• Given exercise
Exactly the lines from the one with "Convert this chart" through the one with "ax.yaxis.set_minor_locator(MultipleLocator(0.005))" should be returned, both ends included and nothing else. Omit any pictures.

━━ Provided information

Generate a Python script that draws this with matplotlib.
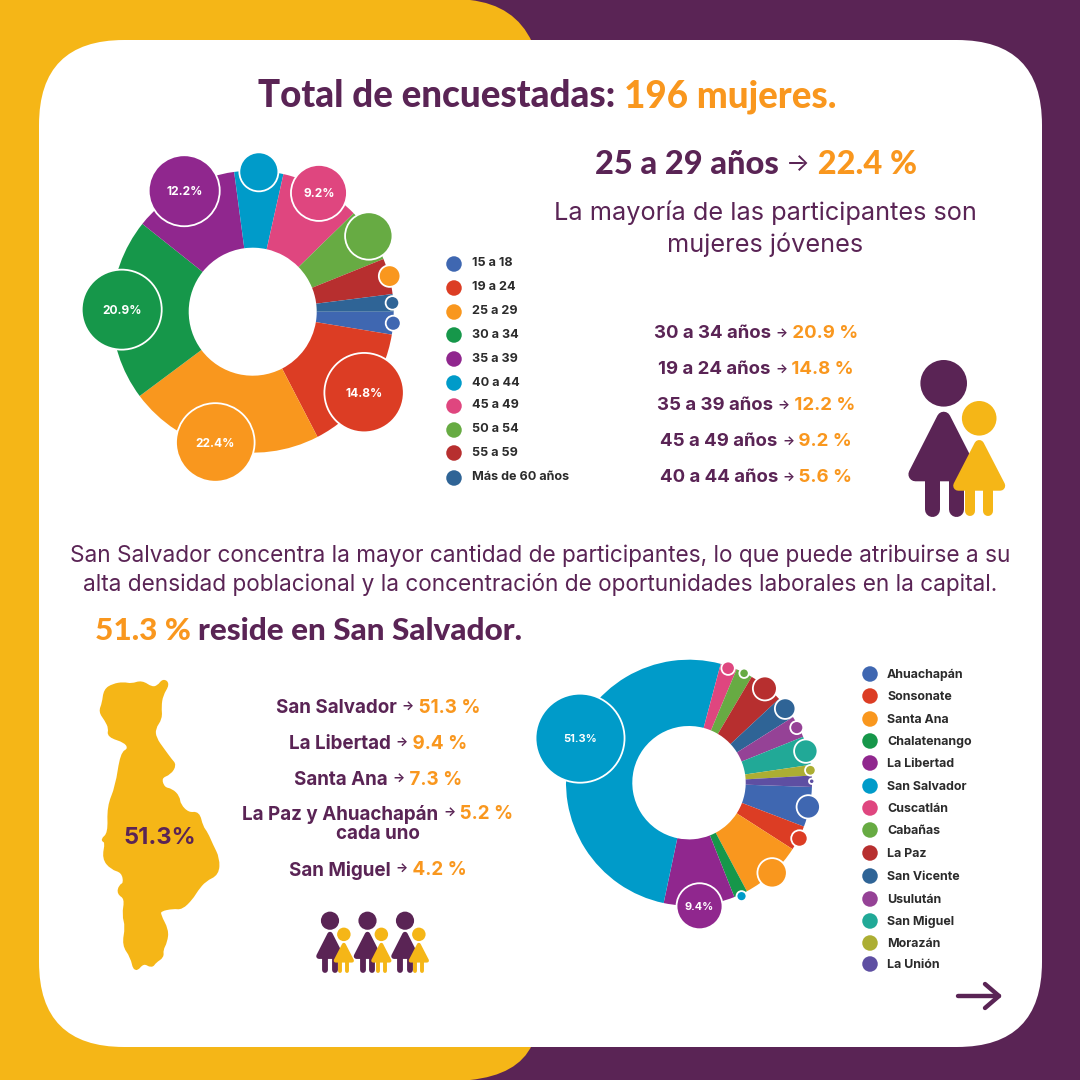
import numpy as np
import matplotlib
matplotlib.use("Agg")
import matplotlib.pyplot as plt
from matplotlib.patches import Circle, FancyBboxPatch, PathPatch, Polygon
from matplotlib.path import Path

MORADO = "#5A2455"
AMARILLO = "#F5B617"
NARANJA = "#F9971E"
GRIS = "#2B2B2B"

# datos edades
edades = ["15 a 18", "19 a 24", "25 a 29", "30 a 34", "35 a 39", "40 a 44",
          "45 a 49", "50 a 54", "55 a 59", "Más de 60 años"]
pct_edades = [2.6, 14.8, 22.4, 20.9, 12.2, 5.6, 9.2, 6.2, 4.1, 2.0]
etq_edades = ["", "14.8%", "22.4%", "20.9%", "12.2%", "", "9.2%", "", "", ""]
col_edades = ["#3F67B1", "#DC3D24", "#F9971E", "#16974A", "#90278E",
              "#009BC9", "#DF467F", "#67AB43", "#B72F2F", "#2F6496"]
# la burbuja de 55 a 59 va en naranja en el original
burb_edades = list(col_edades)
burb_edades[8] = "#F9971E"

# datos departamentos
deptos = ["Ahuachapán", "Sonsonate", "Santa Ana", "Chalatenango", "La Libertad",
          "San Salvador", "Cuscatlán", "Cabañas", "La Paz", "San Vicente",
          "Usulután", "San Miguel", "Morazán", "La Unión"]
pct_deptos = [5.3, 3.3, 8.2, 1.8, 9.4, 51.3, 2.2, 2.2, 4.6, 3.0, 2.9, 3.8, 1.4, 1.5]
etq_deptos = ["", "", "", "", "9.4%", "51.3%", "", "", "", "", "", "", "", ""]
col_deptos = ["#3F67B1", "#DC3D24", "#F9971E", "#16974A", "#90278E", "#009BC9",
              "#DF467F", "#67AB43", "#B72F2F", "#2F6496", "#954296", "#21A997",
              "#ACAE33", "#5E4FA2"]
burb_deptos = list(col_deptos)
burb_deptos[3] = "#009BC9"

# textos con porcentaje
lista_edades = [("30 a 34 años", "20.9 %"), ("19 a 24 años", "14.8 %"),
                ("35 a 39 años", "12.2 %"), ("45 a 49 años", "9.2 %"),
                ("40 a 44 años", "5.6 %")]
lista_deptos = [("San Salvador", "51.3 %"), ("La Libertad", "9.4 %"),
                ("Santa Ana", "7.3 %"), ("La Paz y Ahuachapán", "5.2 %"),
                ("San Miguel", "4.2 %")]

radios_edades = [7.5, 39.7, 39.3, 40, 35.5, 19.5, 28, 23.7, 10.8, 6.8]
dist_edades = [141, 137.7, 136, 131, 139, 140, 136, 138.6, 141.5, 140]
giro_edades = [0, 0, 3, 0, 0, 0, 0, 0, 0, 0]
radios_deptos = [11.7, 8.2, 14.7, 5, 23, 44.5, 6.7, 4.7, 12, 10.3, 6.5, 11.7, 5.3, 2.7]
dist_deptos = [121.7, 123.7, 122.6, 125, 124, 117.7, 121, 122.5, 121, 121.4, 121, 121, 122, 122.7]
giro_deptos = [0, 0, 0, 0, 0, 8.8, 0, 0, 0, 0, 0, 0, 0, 0]
y_leyenda_edades = [264, 288, 312, 335, 359, 383, 406, 430, 453, 478]
y_leyenda_deptos = [674, 696, 719, 741, 763, 786, 808, 830, 853, 876, 899, 921, 943, 964]

# silueta del departamento (recorte de zoom, 3x desde 80,670)
silueta = [(250, 30), (265, 42), (245, 75), (240, 110), (243, 145), (222, 175), (225, 205),
           (250, 240), (272, 270), (285, 285), (270, 310), (240, 322), (250, 355), (275, 360),
           (295, 380), (298, 405), (325, 432), (355, 428), (365, 470), (380, 490), (395, 525),
           (415, 565), (413, 612), (375, 630), (350, 660), (335, 685), (305, 715), (280, 712),
           (240, 720), (238, 735), (262, 780), (258, 815), (245, 840), (248, 860), (225, 875),
           (215, 890), (190, 875), (165, 905), (155, 860), (130, 825), (140, 770), (130, 735),
           (138, 685), (115, 670), (120, 648), (135, 640), (128, 605), (95, 595), (70, 565),
           (80, 515), (65, 510), (88, 490), (85, 410), (110, 350), (125, 250), (148, 238),
           (138, 215), (85, 198), (90, 175), (78, 150), (60, 125), (70, 100), (75, 60),
           (100, 45), (130, 40), (155, 45), (185, 35), (215, 55), (235, 50)]

FUENTE = ["Inter", "DejaVu Sans"]
FUENTE_TITULO = ["Lato", "DejaVu Sans"]
PX = 0.72  # pixeles a puntos con dpi 100

fig = plt.figure(figsize=(10.8, 10.8), dpi=100, facecolor=MORADO)
ax = fig.add_axes([0, 0, 1, 1])
ax.set_xlim(0, 1080)
ax.set_ylim(1080, 0)
ax.axis("off")
render = fig.canvas.get_renderer()

# fondo
codes = [Path.MOVETO, Path.LINETO, Path.CURVE3, Path.CURVE3, Path.LINETO,
         Path.CURVE3, Path.CURVE3, Path.LINETO, Path.CLOSEPOLY]
verts = [(0, 0), (470, 0), (515, 5), (532, 42), (532, 1045), (518, 1075), (470, 1080), (0, 1080), (0, 0)]
ax.add_patch(PathPatch(Path(verts, codes), fc=AMARILLO, ec="none"))
ax.add_patch(FancyBboxPatch((39, 40), 1003, 1007, boxstyle="round,pad=0,rounding_size=85",
                            fc="white", ec="none"))


def linea(y, partes, x=None, xc=None):
    # varias partes en un renglon: (texto, color, tamano, fuente, peso)
    textos = [ax.text(0, y, t.replace(" ", "\u00a0"), color=c, fontsize=s * PX, family=f, weight=w,
                      va="center_baseline", ha="left") for t, c, s, f, w in partes]
    anchos = [t.get_window_extent(render).width for t in textos]
    if x is None:
        x = xc - sum(anchos) / 2
    for t, a in zip(textos, anchos):
        t.set_x(x)
        x += a


def renglon(y, t, p, size=18.6, xc=756):
    linea(y, [(t + " ", MORADO, size, FUENTE, "bold"), ("→", MORADO, size * 0.68, FUENTE, "bold"),
              (" " + p, NARANJA, size, FUENTE, "bold")], xc=xc)


def dona(cx, cy, r_ext, r_int, valores, colores, burbujas, radios, dist, giro, etiquetas, size_etq, inicio=0):
    lado = r_ext * 1.5
    a = fig.add_axes([(cx - lado) / 1080, 1 - (cy + lado) / 1080, 2 * lado / 1080, 2 * lado / 1080])
    wedges, _ = a.pie(valores, colors=colores, radius=1, startangle=inicio, counterclock=False,
                      wedgeprops=dict(width=1 - r_int / r_ext, linewidth=0))
    a.set_xlim(-1.5, 1.5)
    a.set_ylim(-1.5, 1.5)
    a.patch.set_alpha(0)
    for w, col, r, d, g, etq in zip(wedges, burbujas, radios, dist, giro, etiquetas):
        ang = np.radians((w.theta1 + w.theta2) / 2 - g)
        bx, by = d / r_ext * np.cos(ang), d / r_ext * np.sin(ang)
        a.add_patch(Circle((bx, by), r / r_ext, fc=col, ec="white", lw=1.3, clip_on=False, zorder=5))
        if etq:
            a.text(bx, by, etq, color="white", fontsize=size_etq * PX, family=FUENTE, weight="bold",
                   ha="center", va="center_baseline", zorder=6)


def leyenda(x_c, x_t, ys, nombres, colores, size, dy):
    ax.scatter([x_c] * len(ys), ys, s=(15.5 * PX) ** 2, c=colores, linewidths=0)
    for y, n in zip(ys, nombres):
        ax.text(x_t, y + dy, n, color=GRIS, fontsize=size * PX, family=FUENTE, weight="bold", va="center")


def figura(x, y, k, col, cx, cab_y, r, ap, base, ancho, borde, piernas, gl, fin, z):
    # cabeza, cuerpo de triangulo redondeado y dos piernas
    for p in piernas:
        ax.plot([x + p * k] * 2, [y + (base - 6) * k, y + (fin - gl / 2) * k], color=col,
                lw=gl * k * PX, solid_capstyle="round", zorder=z)
    ax.add_patch(Circle((x + cx * k, y + cab_y * k), r * k, fc=col, ec="none", zorder=z))
    tri = [(x + cx * k, y + (ap + borde / 2) * k),
           (x + (cx - ancho + borde / 2) * k, y + (base - borde / 2) * k),
           (x + (cx + ancho - borde / 2) * k, y + (base - borde / 2) * k)]
    ax.add_patch(Polygon(tri, closed=True, fc=col, ec=col, lw=borde * k * PX, joinstyle="round", zorder=z))


def persona(x, y, k):
    # x,y = centro de la cabeza de la adulta
    figura(x, y, k, MORADO, 0, 0, 23.3, 28.4, 98, 35.3, 14, (-12, 12.3), 15, 132.7, 3)
    figura(x, y, k, AMARILLO, 35.5, 35, 17.3, 56.7, 107.4, 26, 10, (26.3, 44.6), 10, 132.7, 4)


# titulo
linea(93, [("Total de encuestadas: ", MORADO, 36.8, FUENTE_TITULO, "black"),
           ("196 mujeres.", NARANJA, 36.8, FUENTE_TITULO, "black")], xc=547)
linea(162, [("25 a 29 años ", MORADO, 32.6, FUENTE_TITULO, "black"),
            ("→", MORADO, 25, FUENTE, "normal"),
            (" 22.4 %", NARANJA, 32.6, FUENTE_TITULO, "black")], xc=756)
ax.text(765, 212.5, "La mayoría de las participantes son", color=MORADO, fontsize=25.3 * PX,
        family=FUENTE, ha="center", va="center")
ax.text(765, 245, "mujeres jóvenes", color=MORADO, fontsize=25.3 * PX, family=FUENTE, ha="center", va="center")

# primer grafico
dona(252.7, 311.7, 141, 64, pct_edades, col_edades, burb_edades, radios_edades, dist_edades,
     giro_edades, etq_edades, 12)
leyenda(454, 472, y_leyenda_edades, edades, col_edades, 12.6, -0.5)
for i, (t, p) in enumerate(lista_edades):
    renglon(332 + 36 * i, t, p)
persona(943.7, 383.3, 1)

# parrafo
ax.text(540, 555.5, "San Salvador concentra la mayor cantidad de participantes, lo que puede atribuirse a su",
        color=MORADO, fontsize=22.6 * PX, family=FUENTE, ha="center", va="center")
ax.text(540, 584.5, "alta densidad poblacional y la concentración de oportunidades laborales en la capital.",
        color=MORADO, fontsize=22.6 * PX, family=FUENTE, ha="center", va="center")
linea(629, [("51.3 % ", NARANJA, 31.5, FUENTE_TITULO, "black"),
            ("reside en San Salvador.", MORADO, 31.5, FUENTE_TITULO, "black")], x=95)

# silueta suavizada con curvas por los puntos medios
pts = np.array([(80 + a / 3, 670 + b / 3) for a, b in silueta])
medios = (pts + np.roll(pts, -1, axis=0)) / 2
v_sil = [medios[-1]]
c_sil = [Path.MOVETO]
for p, m in zip(pts, medios):
    v_sil += [p, m]
    c_sil += [Path.CURVE3, Path.CURVE3]
ax.add_patch(PathPatch(Path(v_sil, c_sil), fc=AMARILLO, ec=AMARILLO, lw=2, joinstyle="round"))
ax.text(160, 838, "51.3%", color=MORADO, fontsize=23.7 * PX, family=FUENTE, weight="bold", ha="center", va="center")
y_lista = [706, 742, 778, 812, 868]
for y, (t, p) in zip(y_lista, lista_deptos):
    renglon(y, t, p, size=18.8, xc=378)
ax.text(378, 834, "cada uno", color=MORADO, fontsize=18.8 * PX, family=FUENTE, weight="bold", ha="center", va="center")
for i in range(3):
    persona(330 + 37.5 * i, 920.7, 0.39)

# segundo grafico
dona(689, 782.7, 123, 56.7, pct_deptos, col_deptos, burb_deptos, radios_deptos, dist_deptos,
     giro_deptos, etq_deptos, 11, inicio=-2)
leyenda(870, 887, y_leyenda_deptos, deptos, col_deptos, 12.4, 1)

# flecha
ax.plot([958, 999], [996, 996], color=MORADO, lw=4 * PX * 1.1, solid_capstyle="round")
ax.plot([985, 999, 985], [984, 996, 1008], color=MORADO, lw=4 * PX * 1.1, solid_capstyle="round",
        solid_joinstyle="round")

fig.savefig("out.png", dpi=100, facecolor=MORADO)
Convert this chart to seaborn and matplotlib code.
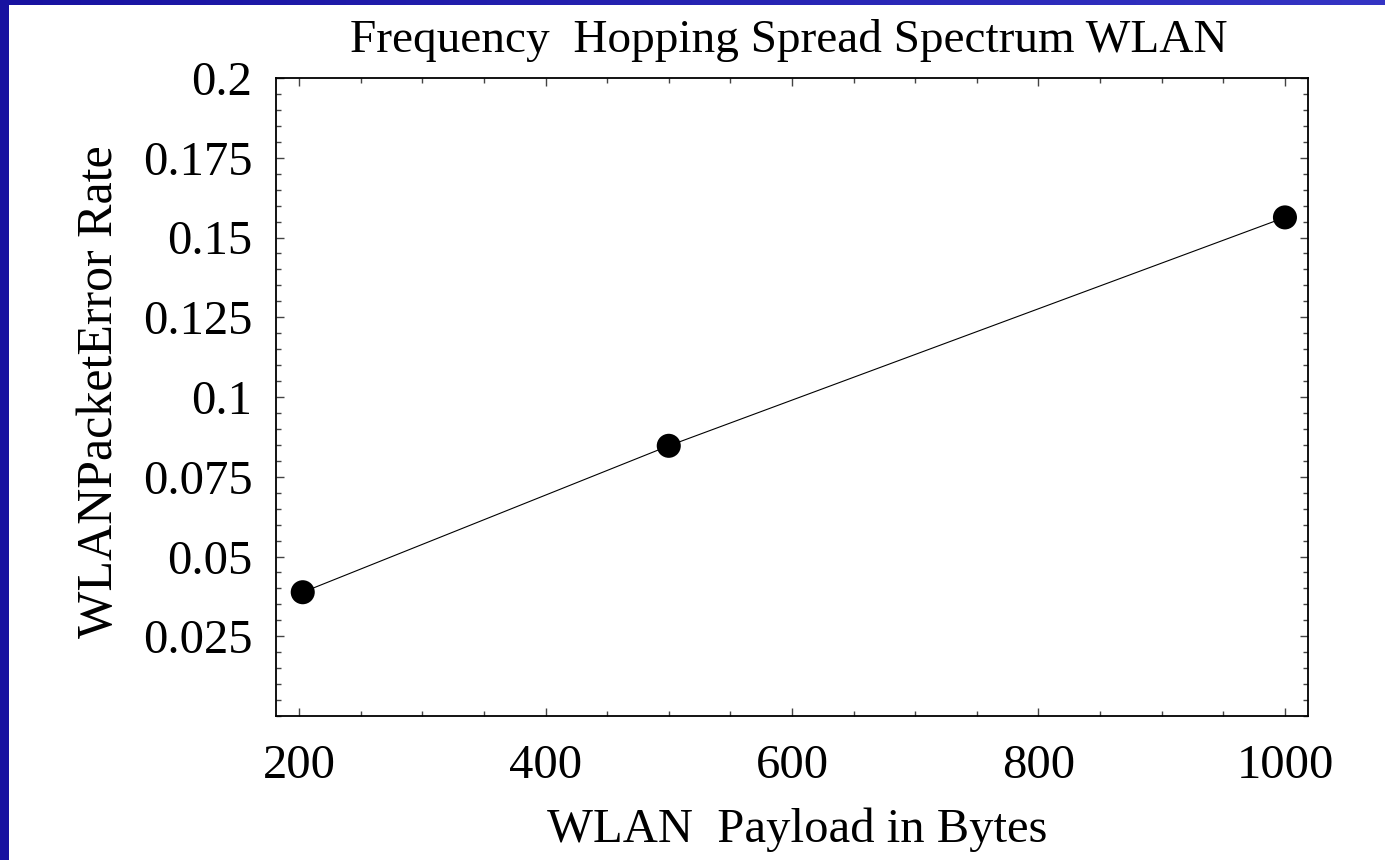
import numpy as np
import pandas as pd
import matplotlib
matplotlib.use("Agg")
import matplotlib.pyplot as plt
from matplotlib.ticker import MultipleLocator, FixedLocator
from matplotlib.colors import LinearSegmentedColormap
import seaborn as sns

# Packet error rate measured for three payload sizes
payload_bytes = [203, 500, 1000]
packet_error_rate = [0.0388, 0.0847, 0.1563]

x_ticks = [200, 400, 600, 800, 1000]
y_ticks = [0.025, 0.05, 0.075, 0.1, 0.125, 0.15, 0.175, 0.2]
y_tick_labels = ["0.025", "0.05", "0.075", "0.1", "0.125", "0.15", "0.175", "0.2"]

title = "Frequency  Hopping Spread Spectrum WLAN"
x_label = "WLAN  Payload in Bytes"
y_label = "WLANPacketError Rate"

sns.set_theme(style="ticks")
plt.rcParams["font.family"] = ["Liberation Serif", "DejaVu Serif"]
plt.rcParams["text.color"] = "black"

df = pd.DataFrame({"payload": payload_bytes, "per": packet_error_rate})

W, H = 1385, 860
fig = plt.figure(figsize=(W / 100, H / 100), dpi=100)
fig.patch.set_facecolor("white")

# slide-style blue border on the left and top
left_bar = fig.add_axes([0, 0, 8.5 / W, 1])
left_bar.axis("off")
left_bar.add_patch(plt.Rectangle((0, 0), 1, 1, color="#1812a0", transform=left_bar.transAxes))
top_bar = fig.add_axes([0, 1 - 5 / H, 1, 5 / H])
grad = np.linspace(0, 1, 256).reshape(1, -1)
cmap = LinearSegmentedColormap.from_list("band", ["#1812a0", "#3434c4"])
top_bar.imshow(grad, aspect="auto", cmap=cmap, extent=[0, 1, 0, 1])
top_bar.axis("off")

ax = fig.add_axes([276 / W, 1 - 716 / H, (1308 - 276) / W, (716 - 78) / H])
sns.lineplot(data=df, x="payload", y="per", ax=ax, color="black", linewidth=0.8)
sns.scatterplot(data=df, x="payload", y="per", ax=ax, color="black", s=300,
                edgecolor="none", zorder=3)

ax.set_xlim(181.3, 1018.7)
ax.set_ylim(0, 0.2)
ax.set_xlabel("")
ax.set_ylabel("")

ax.xaxis.set_major_locator(FixedLocator(x_ticks))
ax.xaxis.set_minor_locator(MultipleLocator(50))
ax.yaxis.set_major_locator(FixedLocator(y_ticks))
ax.set_yticklabels(y_tick_labels)
ax.yaxis.set_minor_locator(MultipleLocator(0.005))

ax.tick_params(which="both", direction="in", top=True, right=True,
               color="#444444", width=1.0, labelsize=35, labelcolor="black")
ax.tick_params(which="major", length=6)
ax.tick_params(which="minor", length=3.5)
ax.tick_params(axis="x", which="major", pad=20)
ax.tick_params(axis="y", which="major", pad=17)
for sp in ax.spines.values():
    sp.set_color("black")
    sp.set_linewidth(1.3)

fig.text(789 / W, 1 - 52 / H, title, ha="center", va="baseline", fontsize=34, color="black")
fig.text(797 / W, 1 - 842 / H, x_label, ha="center", va="baseline", fontsize=35, color="black")
fig.text(100 / W, 1 - 392 / H, y_label, ha="center", va="center", rotation=90,
         fontsize=36, color="black")

fig.savefig("out.png", dpi=100)
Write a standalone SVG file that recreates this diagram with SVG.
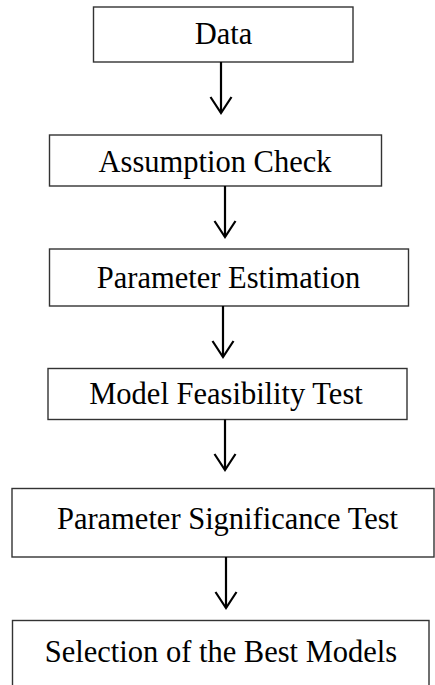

━━━━

• Solution below
Convert this chart to seaborn and matplotlib code.
import numpy as np
import pandas as pd
import matplotlib
matplotlib.use("Agg")
import matplotlib.pyplot as plt
from matplotlib.ticker import MultipleLocator, FixedLocator
from matplotlib.colors import LinearSegmentedColormap
import seaborn as sns

# Packet error rate measured for three payload sizes
payload_bytes = [203, 500, 1000]
packet_error_rate = [0.0388, 0.0847, 0.1563]

x_ticks = [200, 400, 600, 800, 1000]
y_ticks = [0.025, 0.05, 0.075, 0.1, 0.125, 0.15, 0.175, 0.2]
y_tick_labels = ["0.025", "0.05", "0.075", "0.1", "0.125", "0.15", "0.175", "0.2"]

title = "Frequency  Hopping Spread Spectrum WLAN"
x_label = "WLAN  Payload in Bytes"
y_label = "WLANPacketError Rate"

sns.set_theme(style="ticks")
plt.rcParams["font.family"] = ["Liberation Serif", "DejaVu Serif"]
plt.rcParams["text.color"] = "black"

df = pd.DataFrame({"payload": payload_bytes, "per": packet_error_rate})

W, H = 1385, 860
fig = plt.figure(figsize=(W / 100, H / 100), dpi=100)
fig.patch.set_facecolor("white")

# slide-style blue border on the left and top
left_bar = fig.add_axes([0, 0, 8.5 / W, 1])
left_bar.axis("off")
left_bar.add_patch(plt.Rectangle((0, 0), 1, 1, color="#1812a0", transform=left_bar.transAxes))
top_bar = fig.add_axes([0, 1 - 5 / H, 1, 5 / H])
grad = np.linspace(0, 1, 256).reshape(1, -1)
cmap = LinearSegmentedColormap.from_list("band", ["#1812a0", "#3434c4"])
top_bar.imshow(grad, aspect="auto", cmap=cmap, extent=[0, 1, 0, 1])
top_bar.axis("off")

ax = fig.add_axes([276 / W, 1 - 716 / H, (1308 - 276) / W, (716 - 78) / H])
sns.lineplot(data=df, x="payload", y="per", ax=ax, color="black", linewidth=0.8)
sns.scatterplot(data=df, x="payload", y="per", ax=ax, color="black", s=300,
                edgecolor="none", zorder=3)

ax.set_xlim(181.3, 1018.7)
ax.set_ylim(0, 0.2)
ax.set_xlabel("")
ax.set_ylabel("")

ax.xaxis.set_major_locator(FixedLocator(x_ticks))
ax.xaxis.set_minor_locator(MultipleLocator(50))
ax.yaxis.set_major_locator(FixedLocator(y_ticks))
ax.set_yticklabels(y_tick_labels)
ax.yaxis.set_minor_locator(MultipleLocator(0.005))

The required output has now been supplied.